Traceback (most recent call last):
  File "/usr/lib/python3.6/runpy.py", line 183, in _run_module_as_main
    mod_name, mod_spec, code = _get_module_details(mod_name, _Error)
  File "/usr/lib/python3.6/runpy.py", line 109, in _get_module_details
    __import__(pkg_name)
  File "/usr/local/lib/python3.6/dist-packages/tvm-0.7.0-py3.6-linux-x86_64.egg/tvm/__init__.py", line 25, in <module>
    from ._ffi.base import TVMError, __version__
  File "/usr/local/lib/python3.6/dist-packages/tvm-0.7.0-py3.6-linux-x86_64.egg/tvm/_ffi/__init__.py", line 28, in <module>
    from .base import register_error
  File "/usr/local/lib/python3.6/dist-packages/tvm-0.7.0-py3.6-linux-x86_64.egg/tvm/_ffi/base.py", line 65, in <module>
    _LIB, _LIB_NAME = _load_lib()
  File "/usr/local/lib/python3.6/dist-packages/tvm-0.7.0-py3.6-linux-x86_64.egg/tvm/_ffi/base.py", line 52, in _load_lib
    lib = ctypes.CDLL(lib_path[0], ctypes.RTLD_GLOBAL)

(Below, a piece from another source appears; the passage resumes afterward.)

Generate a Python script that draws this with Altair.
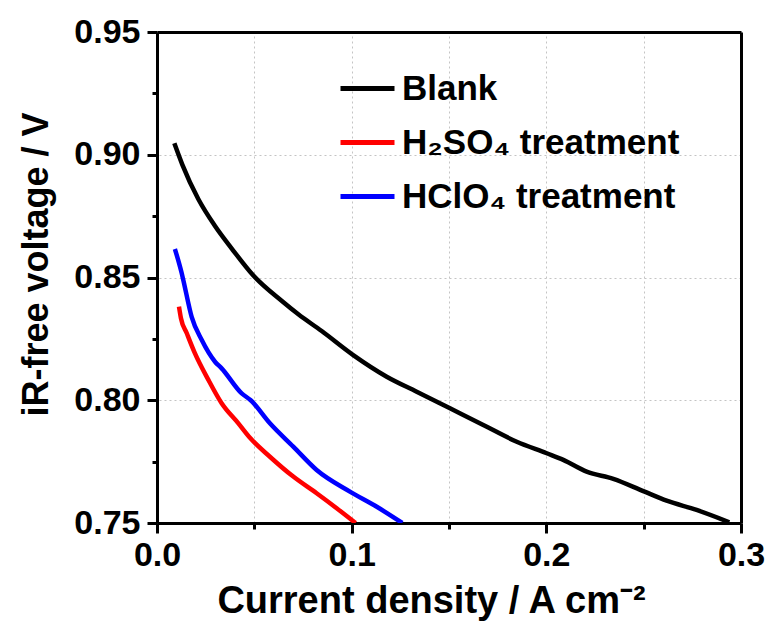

  File "/usr/lib/python3.6/ctypes/__init__.py", line 348, in __init__
    self._handle = _dlopen(self._name, mode)
OSError: /usr/lib/x86_64-linux-gnu/libcuda.so.1: file too short

chenyihang · February 24, 2021, 9:29am

If I copy libcuda to the cpu machine(host machine), raise CUDA: Check failed: e == cudaSuccess || e == cudaErrorCudartUnloading: no CUDA-capable device is detected error in autotvm.task.extract_from_program() . However, the next tuning is already run correctly，and model compiling also raise CUDA: Check failed: e == cudaSuccess || e == cudaErrorCudartUnloading: no CUDA-capable device is detected error.